- **WORK INSTRUCTIONS**: Reproduce every entry exactly and leave its pictures out.

--- BEGIN ---

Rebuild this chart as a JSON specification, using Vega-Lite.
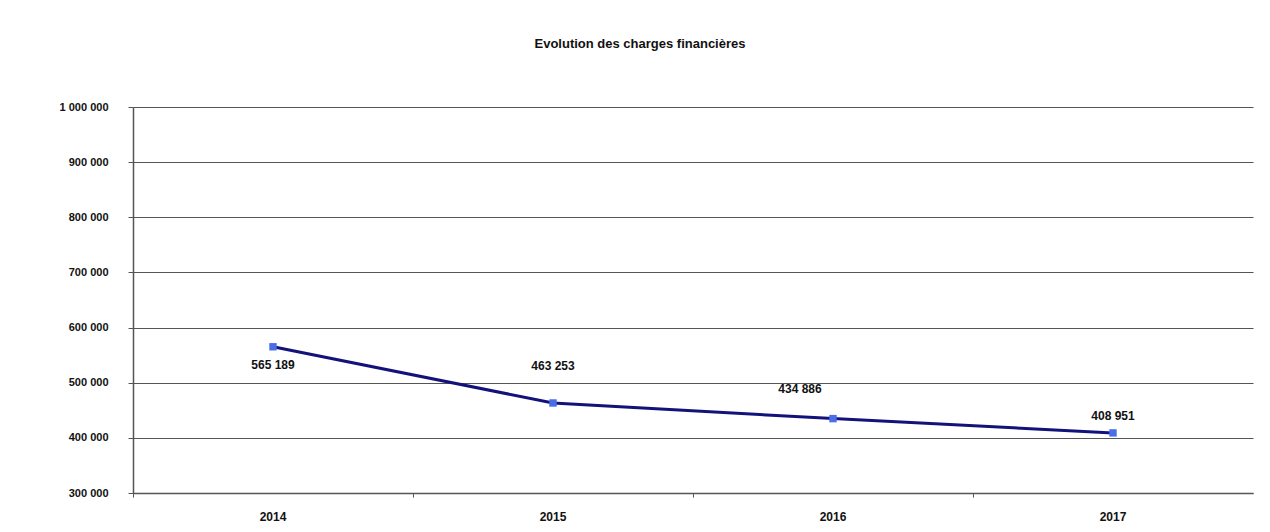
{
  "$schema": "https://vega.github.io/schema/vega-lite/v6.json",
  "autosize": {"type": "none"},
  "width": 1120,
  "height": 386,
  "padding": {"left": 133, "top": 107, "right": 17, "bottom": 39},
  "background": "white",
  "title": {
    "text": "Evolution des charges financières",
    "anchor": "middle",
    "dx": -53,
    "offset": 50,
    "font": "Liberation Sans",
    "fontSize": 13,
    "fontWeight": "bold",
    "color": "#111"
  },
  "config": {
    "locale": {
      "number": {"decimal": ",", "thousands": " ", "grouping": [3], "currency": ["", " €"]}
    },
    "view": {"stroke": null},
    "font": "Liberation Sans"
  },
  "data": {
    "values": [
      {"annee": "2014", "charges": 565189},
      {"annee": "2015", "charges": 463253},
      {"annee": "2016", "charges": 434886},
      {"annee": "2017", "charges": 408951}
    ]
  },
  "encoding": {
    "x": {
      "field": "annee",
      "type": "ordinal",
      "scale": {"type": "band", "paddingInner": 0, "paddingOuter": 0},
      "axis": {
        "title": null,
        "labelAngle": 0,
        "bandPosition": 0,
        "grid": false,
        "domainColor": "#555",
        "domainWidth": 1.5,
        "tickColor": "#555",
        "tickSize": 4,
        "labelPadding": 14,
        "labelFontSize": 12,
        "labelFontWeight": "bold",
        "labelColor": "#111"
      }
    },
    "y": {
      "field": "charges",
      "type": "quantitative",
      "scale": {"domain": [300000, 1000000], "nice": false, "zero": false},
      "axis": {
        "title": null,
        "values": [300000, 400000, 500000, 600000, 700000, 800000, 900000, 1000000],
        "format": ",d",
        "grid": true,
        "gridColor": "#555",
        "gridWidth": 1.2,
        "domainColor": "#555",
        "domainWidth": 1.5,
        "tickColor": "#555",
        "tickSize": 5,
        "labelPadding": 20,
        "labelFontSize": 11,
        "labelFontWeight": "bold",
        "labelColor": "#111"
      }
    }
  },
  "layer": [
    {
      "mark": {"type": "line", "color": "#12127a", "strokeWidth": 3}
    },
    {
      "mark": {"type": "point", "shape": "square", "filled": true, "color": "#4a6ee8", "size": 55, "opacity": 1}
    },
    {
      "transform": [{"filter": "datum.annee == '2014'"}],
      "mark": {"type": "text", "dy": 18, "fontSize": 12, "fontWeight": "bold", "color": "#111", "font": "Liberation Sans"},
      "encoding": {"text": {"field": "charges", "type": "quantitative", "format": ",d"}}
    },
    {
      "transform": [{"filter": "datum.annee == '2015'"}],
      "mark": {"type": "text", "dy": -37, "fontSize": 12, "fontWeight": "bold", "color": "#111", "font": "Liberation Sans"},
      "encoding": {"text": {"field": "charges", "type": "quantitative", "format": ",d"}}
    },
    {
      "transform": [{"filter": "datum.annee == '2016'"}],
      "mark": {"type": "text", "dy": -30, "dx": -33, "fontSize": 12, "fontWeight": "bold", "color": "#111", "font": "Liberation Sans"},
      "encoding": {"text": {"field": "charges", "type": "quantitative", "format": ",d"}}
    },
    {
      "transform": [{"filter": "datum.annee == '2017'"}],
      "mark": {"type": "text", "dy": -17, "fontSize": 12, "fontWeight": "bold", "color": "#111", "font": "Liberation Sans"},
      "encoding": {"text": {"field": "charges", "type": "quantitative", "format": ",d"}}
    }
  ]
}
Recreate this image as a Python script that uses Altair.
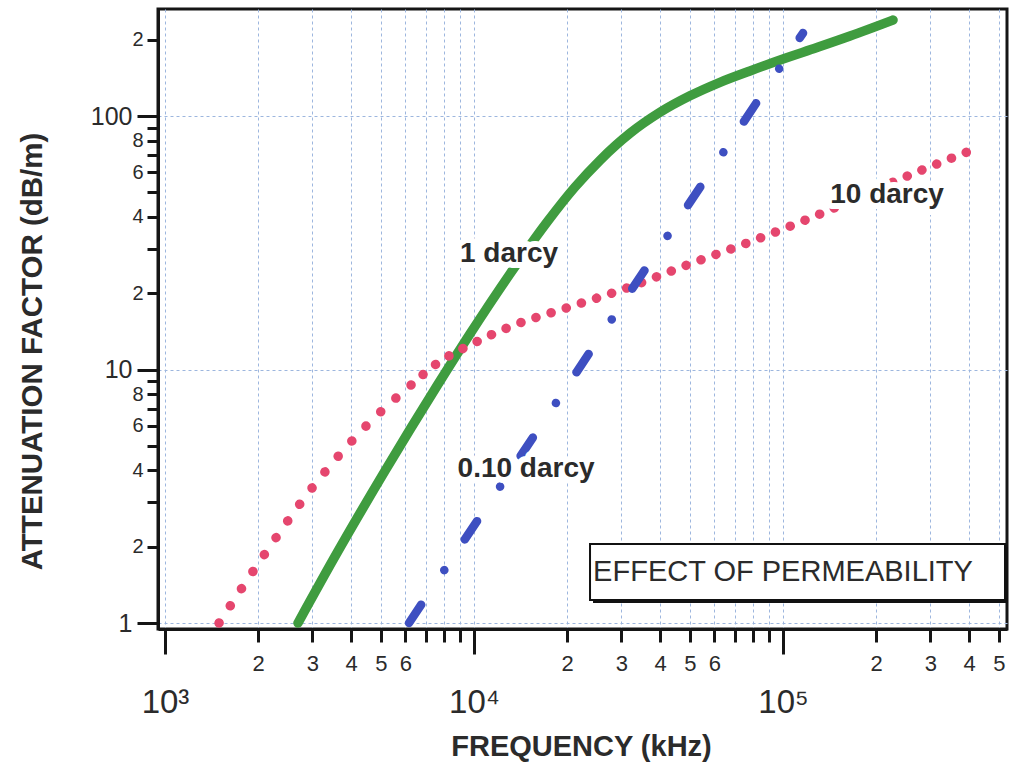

--- END ---

- **THE RESPONSE**:
Rebuild this chart as a JSON specification, using Vega-Lite.
{
  "$schema": "https://vega.github.io/schema/vega-lite/v6.json",
  "autosize": {"type": "none"},
  "width": 1120,
  "height": 386,
  "padding": {"left": 133, "top": 107, "right": 17, "bottom": 39},
  "background": "white",
  "title": {
    "text": "Evolution des charges financières",
    "anchor": "middle",
    "dx": -53,
    "offset": 50,
    "font": "Liberation Sans",
    "fontSize": 13,
    "fontWeight": "bold",
    "color": "#111"
  },
  "config": {
    "locale": {
      "number": {"decimal": ",", "thousands": " ", "grouping": [3], "currency": ["", " €"]}
    },
    "view": {"stroke": null},
    "font": "Liberation Sans"
  },
  "data": {
    "values": [
      {"annee": "2014", "charges": 565189},
      {"annee": "2015", "charges": 463253},
      {"annee": "2016", "charges": 434886},
      {"annee": "2017", "charges": 408951}
    ]
  },
  "encoding": {
    "x": {
      "field": "annee",
      "type": "ordinal",
      "scale": {"type": "band", "paddingInner": 0, "paddingOuter": 0},
      "axis": {
        "title": null,
        "labelAngle": 0,
        "bandPosition": 0,
        "grid": false,
        "domainColor": "#555",
        "domainWidth": 1.5,
        "tickColor": "#555",
        "tickSize": 4,
        "labelPadding": 14,
        "labelFontSize": 12,
        "labelFontWeight": "bold",
        "labelColor": "#111"
      }
    },
    "y": {
      "field": "charges",
      "type": "quantitative",
      "scale": {"domain": [300000, 1000000], "nice": false, "zero": false},
      "axis": {
        "title": null,
        "values": [300000, 400000, 500000, 600000, 700000, 800000, 900000, 1000000],
        "format": ",d",
        "grid": true,
        "gridColor": "#555",
        "gridWidth": 1.2,
        "domainColor": "#555",
        "domainWidth": 1.5,
        "tickColor": "#555",
        "tickSize": 5,
        "labelPadding": 20,
        "labelFontSize": 11,
        "labelFontWeight": "bold",
        "labelColor": "#111"
      }
    }
  },
  "layer": [
    {
      "mark": {"type": "line", "color": "#12127a", "strokeWidth": 3}
    },
    {
      "mark": {"type": "point", "shape": "square", "filled": true, "color": "#4a6ee8", "size": 55, "opacity": 1}
    },
    {
      "transform": [{"filter": "datum.annee == '2014'"}],
      "mark": {"type": "text", "dy": 18, "fontSize": 12, "fontWeight": "bold", "color": "#111", "font": "Liberation Sans"},
      "encoding": {"text": {"field": "charges", "type": "quantitative", "format": ",d"}}
    },
    {
      "transform": [{"filter": "datum.annee == '2015'"}],
      "mark": {"type": "text", "dy": -37, "fontSize": 12, "fontWeight": "bold", "color": "#111", "font": "Liberation Sans"},
      "encoding": {"text": {"field": "charges", "type": "quantitative", "format": ",d"}}
    },
    {
      "transform": [{"filter": "datum.annee == '2016'"}],
      "mark": {"type": "text", "dy": -30, "dx": -33, "fontSize": 12, "fontWeight": "bold", "color": "#111", "font": "Liberation Sans"},
      "encoding": {"text": {"field": "charges", "type": "quantitative", "format": ",d"}}
    },
    {
      "transform": [{"filter": "datum.annee == '2017'"}],
      "mark": {"type": "text", "dy": -17, "fontSize": 12, "fontWeight": "bold", "color": "#111", "font": "Liberation Sans"},
      "encoding": {"text": {"field": "charges", "type": "quantitative", "format": ",d"}}
    }
  ]
}
Recreate this image as a Python script that uses Altair.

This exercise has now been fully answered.